>>>>>

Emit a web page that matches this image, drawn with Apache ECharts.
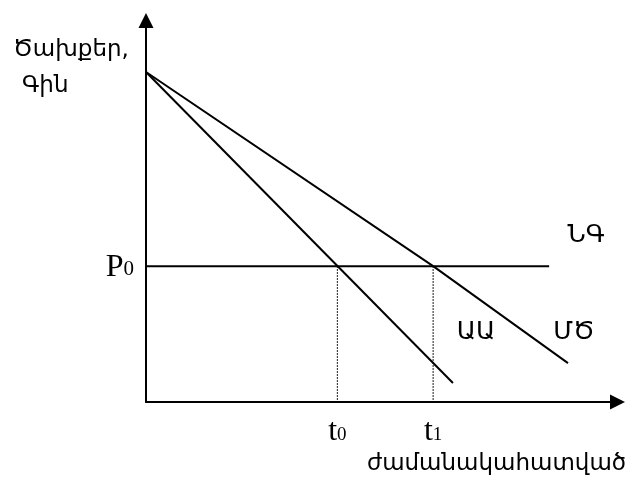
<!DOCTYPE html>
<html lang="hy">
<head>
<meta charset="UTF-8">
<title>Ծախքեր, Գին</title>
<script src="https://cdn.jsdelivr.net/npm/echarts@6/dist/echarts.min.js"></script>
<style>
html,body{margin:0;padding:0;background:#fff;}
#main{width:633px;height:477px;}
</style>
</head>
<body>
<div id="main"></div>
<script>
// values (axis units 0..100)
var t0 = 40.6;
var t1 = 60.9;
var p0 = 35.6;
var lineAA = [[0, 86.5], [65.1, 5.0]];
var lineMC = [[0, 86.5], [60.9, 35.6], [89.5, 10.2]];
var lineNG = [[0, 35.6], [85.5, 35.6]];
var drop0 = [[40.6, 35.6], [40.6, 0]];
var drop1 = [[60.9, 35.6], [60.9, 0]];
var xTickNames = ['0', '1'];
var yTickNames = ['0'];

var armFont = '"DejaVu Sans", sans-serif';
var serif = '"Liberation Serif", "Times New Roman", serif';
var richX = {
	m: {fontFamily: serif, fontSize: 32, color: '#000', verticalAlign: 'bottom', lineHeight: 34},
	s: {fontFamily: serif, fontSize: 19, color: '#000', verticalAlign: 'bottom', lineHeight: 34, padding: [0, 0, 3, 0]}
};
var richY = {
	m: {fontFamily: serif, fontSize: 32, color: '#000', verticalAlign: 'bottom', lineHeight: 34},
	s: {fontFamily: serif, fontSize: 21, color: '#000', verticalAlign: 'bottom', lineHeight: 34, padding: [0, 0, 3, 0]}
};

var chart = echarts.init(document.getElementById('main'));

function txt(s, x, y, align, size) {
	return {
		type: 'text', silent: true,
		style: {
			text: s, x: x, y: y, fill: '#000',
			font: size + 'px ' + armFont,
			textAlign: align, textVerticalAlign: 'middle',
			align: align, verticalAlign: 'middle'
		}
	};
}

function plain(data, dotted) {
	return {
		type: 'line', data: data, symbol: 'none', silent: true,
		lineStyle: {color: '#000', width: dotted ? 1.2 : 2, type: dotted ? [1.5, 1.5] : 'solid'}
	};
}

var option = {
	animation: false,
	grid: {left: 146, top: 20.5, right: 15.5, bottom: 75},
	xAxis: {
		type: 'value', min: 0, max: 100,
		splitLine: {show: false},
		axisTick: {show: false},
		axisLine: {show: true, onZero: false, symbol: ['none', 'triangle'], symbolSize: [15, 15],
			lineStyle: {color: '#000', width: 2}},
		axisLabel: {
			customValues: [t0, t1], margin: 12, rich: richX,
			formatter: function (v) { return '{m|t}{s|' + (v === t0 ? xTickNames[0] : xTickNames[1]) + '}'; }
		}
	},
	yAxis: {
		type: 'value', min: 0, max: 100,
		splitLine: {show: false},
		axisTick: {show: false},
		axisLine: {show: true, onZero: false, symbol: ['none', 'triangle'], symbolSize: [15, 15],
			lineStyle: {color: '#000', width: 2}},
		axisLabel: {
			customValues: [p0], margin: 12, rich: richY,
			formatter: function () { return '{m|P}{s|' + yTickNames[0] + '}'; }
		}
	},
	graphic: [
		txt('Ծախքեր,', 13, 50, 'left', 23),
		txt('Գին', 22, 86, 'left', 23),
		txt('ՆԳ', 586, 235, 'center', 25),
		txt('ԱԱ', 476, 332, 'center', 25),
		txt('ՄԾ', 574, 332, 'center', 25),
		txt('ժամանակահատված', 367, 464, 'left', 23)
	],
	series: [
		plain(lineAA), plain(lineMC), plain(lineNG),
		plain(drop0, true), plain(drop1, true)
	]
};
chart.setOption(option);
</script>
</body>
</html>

<<<<<

◆ Stated task
Restate, line by line and word for word, everything from the top of the material through the line that contains "var yTickNames = ['0'];". Leave pictures out.

◆ Output of the task
Emit a web page that matches this image, drawn with Apache ECharts.
<!DOCTYPE html>
<html lang="hy">
<head>
<meta charset="UTF-8">
<title>Ծախքեր, Գին</title>
<script src="https://cdn.jsdelivr.net/npm/echarts@6/dist/echarts.min.js"></script>
<style>
html,body{margin:0;padding:0;background:#fff;}
#main{width:633px;height:477px;}
</style>
</head>
<body>
<div id="main"></div>
<script>
// values (axis units 0..100)
var t0 = 40.6;
var t1 = 60.9;
var p0 = 35.6;
var lineAA = [[0, 86.5], [65.1, 5.0]];
var lineMC = [[0, 86.5], [60.9, 35.6], [89.5, 10.2]];
var lineNG = [[0, 35.6], [85.5, 35.6]];
var drop0 = [[40.6, 35.6], [40.6, 0]];
var drop1 = [[60.9, 35.6], [60.9, 0]];
var xTickNames = ['0', '1'];
var yTickNames = ['0'];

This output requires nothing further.